A fragile “unity” government in the Central African Republic may have been formed, but aid groups are reporting that their future is far from sorted. Short on cash, they will have to start almost from scratch after weeks of violence have left staff in fear and operations in shambles.
Not a single dollar in aid has been committed by international donors since violent clashes almost toppled President Francois Bozizé in December 2012, a source with the United Nations told Devex. And yet, some humanitarian workers who stayed in the country have begun to conduct rapid needs assessments in areas controlled by rebel forces.
What they saw, however, is a system of aid delivery in distress: staff fearing for their safety, logistical challenges and a paralyzed civil service, among others.
No pledges yet
Last year, the Bozizé administration was on a brink of collapse when the Séléka force, a coalition of three armed groups formed in 2012, captured major cities across the country. It didn’t appear to capture much attention among international donors.
“No pledges have been registered since the crisis broke out in December 2012,” Amy Martin, bureau chief of the U.N. Office for the Coordination of Humanitarian Affairs in CAR, told Devex.
When a peace accord was signed Sunday that gave opposition and rebel leaders key posts in a new government, it was hailed as a major breakthrough. Since then, however, the aid community has been relatively quiet.
“For the moment, no pledging conference is being planned,” Martin told Devex. “Discussed, yes, but not yet planned.”
The United Nations has called for $129.3 million in humanitarian aid for CAR this year. Much of the money would go toward food ($30.9 million), refugees ($20.5 million), protection ($13.8 milion), water, sanitation and hygiene ($13.76 million), and health ($12.9 million).
While about 600,000 people are in need of humanitarian aid in CAR, the international community’s focus might be elsewhere.

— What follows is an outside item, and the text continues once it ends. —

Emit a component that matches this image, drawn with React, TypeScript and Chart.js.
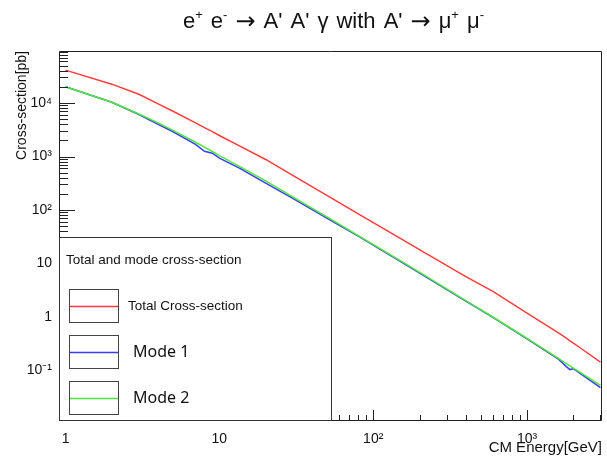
import React, { useEffect, useRef } from 'react';
import { Chart, registerables } from 'chart.js';

Chart.register(...registerables);

// ---- data ----
const energy = [1, 2, 3, 4, 5, 7, 8, 9, 10, 13.5, 20, 30, 55, 80, 150, 220, 400, 600, 1000, 1600, 1800, 1900, 2000, 2200, 3000];
const totalXS = [41200, 22500, 14600, 9650, 7000, 4250, 3470, 2910, 2470, 1580, 880, 445, 160, 85, 29.5, 15.5, 5.7, 3.0, 1.18, 0.507, 0.401, 0.359, 0.324, 0.269, 0.144];
const mode1XS = [20100, 10300, 6100, 4000, 2900, 1680, 1250, 1150, 930, 608, 318, 165, 60, 32.5, 11.0, 5.6, 1.98, 0.98, 0.39, 0.163, 0.118, 0.104, 0.108, 0.089, 0.048];
const mode2XS = [20100, 10300, 6220, 4250, 3080, 1850, 1500, 1240, 1040, 652, 350, 176, 63.5, 33.1, 11.3, 5.8, 2.02, 1.0, 0.4, 0.168, 0.135, 0.122, 0.111, 0.0935, 0.0527];

const seriesNames = ['Total Cross-section', 'Mode 1', 'Mode 2'];
const legendHeader = 'Total and mode cross-section';
// title pieces: k = 'n' normal, 's' superscript, 'a' arrow, 'g' word gap
const chartTitle = [
  { t: 'e', k: 'n' }, { t: '+', k: 's' }, { t: ' ', k: 'g' }, { t: 'e', k: 'n' }, { t: '-', k: 's' }, { t: ' ', k: 'g' },
  { t: '\u2192', k: 'a' }, { t: ' ', k: 'g' }, { t: 'A\'', k: 'n' }, { t: ' ', k: 'g' }, { t: 'A\'', k: 'n' }, { t: ' ', k: 'g' },
  { t: '\u03B3', k: 'n' }, { t: ' ', k: 'g' }, { t: 'with', k: 'n' }, { t: ' ', k: 'g' }, { t: 'A\'', k: 'n' }, { t: ' ', k: 'g' },
  { t: '\u2192', k: 'a' }, { t: ' ', k: 'g' }, { t: '\u03BC', k: 'n' }, { t: '+', k: 's' }, { t: ' ', k: 'g' },
  { t: '\u03BC', k: 'n' }, { t: '-', k: 's' },
];
const TITLE_LEFT = 183;
const TITLE_RIGHT = 484;
const xTitle = 'CM Energy[GeV]';
const yTitle = 'Cross-section[pb]';

const X_MIN = 0.907;
const X_MAX = 3070;
const Y_MIN = 0.01137;
const Y_MAX = 93800;

const RED = '#ff3b3b';
const BLUE = '#3b3bff';
const GREEN = '#4ee83a';

const FONT = '"Liberation Sans", Arial, Helvetica, sans-serif';

const SUP: Record<string, string> = { '0': '\u2070', '1': '\u00B9', '2': '\u00B2', '3': '\u00B3', '4': '\u2074', '5': '\u2075', '6': '\u2076', '7': '\u2077', '8': '\u2078', '9': '\u2079', '-': '\u207B' };

const isPow10 = (v: number) => {
  const l = Math.log10(v);
  return Math.abs(l - Math.round(l)) < 1e-6;
};
const fmtPow = (v: number) => {
  const e = Math.round(Math.log10(v));
  if (e === 0) return '1';
  if (e === 1) return '10';
  return '10' + String(e).split('').map((c) => SUP[c]).join('');
};

const rootDecor = {
  id: 'rootDecor',
  afterDatasetsDraw(chart: any) {
    const { ctx, chartArea, scales } = chart;
    const { left, right, top, bottom } = chartArea;
    const xs = scales.x;
    const ys = scales.y;
    ctx.save();
    ctx.strokeStyle = '#222';
    ctx.lineWidth = 1;
    // frame
    ctx.beginPath();
    ctx.rect(Math.round(left) + 0.5, Math.round(top) + 0.5, Math.round(right - left) - 1, Math.round(bottom - top) - 1);
    ctx.stroke();
    // ticks (inside the frame, ROOT style)
    ctx.beginPath();
    for (let d = -3; d <= 5; d++) {
      for (let m = 1; m <= 9; m++) {
        const v = m * Math.pow(10, d);
        if (v >= Y_MIN && v <= Y_MAX) {
          const py = Math.round(ys.getPixelForValue(v)) + 0.5;
          const len = m === 1 ? 16 : 9;
          ctx.moveTo(left, py);
          ctx.lineTo(left + len, py);
        }
        if (v >= X_MIN && v <= X_MAX) {
          const px = Math.round(xs.getPixelForValue(v)) + 0.5;
          const len = m === 1 ? 11 : 6;
          ctx.moveTo(px, bottom);
          ctx.lineTo(px, bottom - len);
        }
      }
    }
    ctx.stroke();

    // legend
    const lx = Math.round(left), lt = 237, lr = 332, lb = Math.round(bottom);
    ctx.fillStyle = '#ffffff';
    ctx.fillRect(lx, lt, lr - lx, lb - lt);
    ctx.strokeStyle = '#333';
    ctx.strokeRect(lx + 0.5, lt + 0.5, lr - lx - 1, lb - lt - 1);
    ctx.fillStyle = '#111';
    ctx.font = `13.5px ${FONT}`;
    ctx.textBaseline = 'middle';
    ctx.textAlign = 'left';
    ctx.fillText(legendHeader, 66, 260);
    const colors = [RED, BLUE, GREEN];
    const rows = [306, 352, 398];
    rows.forEach((cy, i) => {
      ctx.strokeStyle = '#444';
      ctx.lineWidth = 1;
      ctx.strokeRect(69.5, cy - 16.5, 49, 33);
      ctx.strokeStyle = colors[i];
      ctx.lineWidth = 1.5;
      ctx.beginPath();
      ctx.moveTo(70, cy + 0.5);
      ctx.lineTo(118, cy + 0.5);
      ctx.stroke();
      ctx.fillStyle = '#111';
      if (i === 0) {
        ctx.font = `13.5px ${FONT}`;
        ctx.fillText(seriesNames[i], 128, cy);
      } else {
        ctx.font = `16px "Noto Sans", "Open Sans", sans-serif`;
        ctx.fillText(seriesNames[i], 133, cy);
      }
    });
    ctx.restore();
  },
  afterDraw(chart: any) {
    const { ctx } = chart;
    ctx.save();
    ctx.fillStyle = '#111';
    ctx.textBaseline = 'alphabetic';
    ctx.textAlign = 'left';
    const fonts: Record<string, string> = {
      n: `22px ${FONT}`,
      g: `22px ${FONT}`,
      s: `13px ${FONT}`,
      a: `24px "DejaVu Sans", sans-serif`,
    };
    // natural width of the non-gap pieces; gaps share the rest
    let inked = 0;
    let gaps = 0;
    chartTitle.forEach((seg) => {
      if (seg.k === 'g') { gaps++; return; }
      ctx.font = fonts[seg.k];
      inked += ctx.measureText(seg.t).width;
    });
    const gapW = (TITLE_RIGHT - TITLE_LEFT - inked) / gaps;
    const base = 28;
    let x = TITLE_LEFT;
    chartTitle.forEach((seg) => {
      if (seg.k === 'g') { x += gapW; return; }
      ctx.font = fonts[seg.k];
      const yy = seg.k === 's' ? base - 9 : seg.k === 'a' ? base + 1 : base;
      ctx.fillText(seg.t, x, yy);
      x += ctx.measureText(seg.t).width;
    });
    ctx.restore();
  },
};

export default function App() {
  const ref = useRef<HTMLCanvasElement | null>(null);
  useEffect(() => {
    if (!ref.current) return;
    const mk = (vals: number[]) => energy.map((e, i) => ({ x: e, y: vals[i] }));
    const chart = new Chart(ref.current, {
      type: 'line',
      data: {
        datasets: [
          { label: seriesNames[2], data: mk(mode2XS), borderColor: GREEN, borderWidth: 1.5, pointRadius: 0, tension: 0, fill: false },
          { label: seriesNames[1], data: mk(mode1XS), borderColor: BLUE, borderWidth: 1.5, pointRadius: 0, tension: 0, fill: false },
          { label: seriesNames[0], data: mk(totalXS), borderColor: RED, borderWidth: 1.5, pointRadius: 0, tension: 0, fill: false },
        ],
      },
      options: {
        animation: false,
        responsive: true,
        maintainAspectRatio: false,
        layout: { padding: { top: 51, right: 5, left: 0, bottom: 0 } },
        plugins: { legend: { display: false }, tooltip: { enabled: false }, title: { display: false } },
        scales: {
          x: {
            type: 'logarithmic',
            min: X_MIN,
            max: X_MAX,
            grid: { display: false, drawTicks: false },
            border: { display: false },
            ticks: {
              autoSkip: false,
              maxRotation: 0,
              padding: 10,
              color: '#111',
              font: { family: FONT, size: 14 },
              callback: (v: any) => (isPow10(Number(v)) ? fmtPow(Number(v)) : ''),
            },
            title: {
              display: true,
              text: xTitle,
              align: 'end',
              color: '#111',
              font: { family: FONT, size: 15 },
              padding: { top: 0, bottom: 0 },
            },
            afterFit: (s: any) => { s.height = 36; s.paddingLeft = 0; s.paddingRight = 0; },
          },
          y: {
            type: 'logarithmic',
            min: Y_MIN,
            max: Y_MAX,
            grid: { display: false, drawTicks: false },
            border: { display: false },
            ticks: {
              autoSkip: false,
              padding: 7,
              color: '#111',
              font: { family: FONT, size: 14 },
              callback: (v: any) => (isPow10(Number(v)) ? fmtPow(Number(v)) : ''),
            },
            title: {
              display: true,
              text: yTitle,
              align: 'end',
              color: '#111',
              font: { family: FONT, size: 14 },
              padding: { top: 14, bottom: 0 },
            },
            afterFit: (s: any) => { s.width = 59; s.paddingTop = 0; s.paddingBottom = 0; },
          },
        },
      } as any,
      plugins: [rootDecor],
    });
    return () => chart.destroy();
  }, []);
  return (
    <div style={{ position: 'fixed', left: 0, top: 0, width: 607, height: 457, background: '#fff' }}>
      <canvas ref={ref} />
    </div>
  );
}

“The situation has been eclipsed by Mali,” Martin noted.
Last week, the African Union organized a donors’ conference for Mali. Pledges reached $455 million.
Severe funding gaps are affecting all aid groups on the ground.
For instance, Martin said, “To date, there have been limited funds provided to U.N. Humanitarian Air Service, enabling movement of aid workers to the field.”
Still, OCHA and some of its NGO partners have conducted rapid assessments in six cities since Jan. 14, when aid workers were allowed to visit Séléka-controlled areas after Bozizé struck a cease-fire deal with rebels.
Aid workers remain cautious, though.
“We know the situation could change dramatically,” Vincent Pouget, communications delegate of the International Committee of the Red Cross in CAR, told Devex. “So we prefer to wait a bit more for the situation to be more stable. That’s what the case [when the rapid assessment mechanism was conducted].”
Following the ceasefire deal, Bozizé struck a power-sharing deal with the rebel coalition that would keep him in office until 2016.
‘Start from scratch’
The formation of a new government also creates new challenges for the aid community.
“It’s another authority,” Pouget noted. “We have to build again compacts to start again projects.”
It’s even harder for aid workers who packed their bags during the crisis.
“One of the challenges for the humanitarian organizations [that left the country] will be to start from the scratch again,” Pouget told Devex. “Before we were working with the civil servants and now the civil servants have left. They don’t feel comfortable in cities controlled by the armed groups.”
In its latest report, OCHA noted that a large number of health workers in Séléka-controlled regions who left during the fighting have not returned to their duty station, teachers have not come to schools and private transporters remain reluctant to pass conflict areas.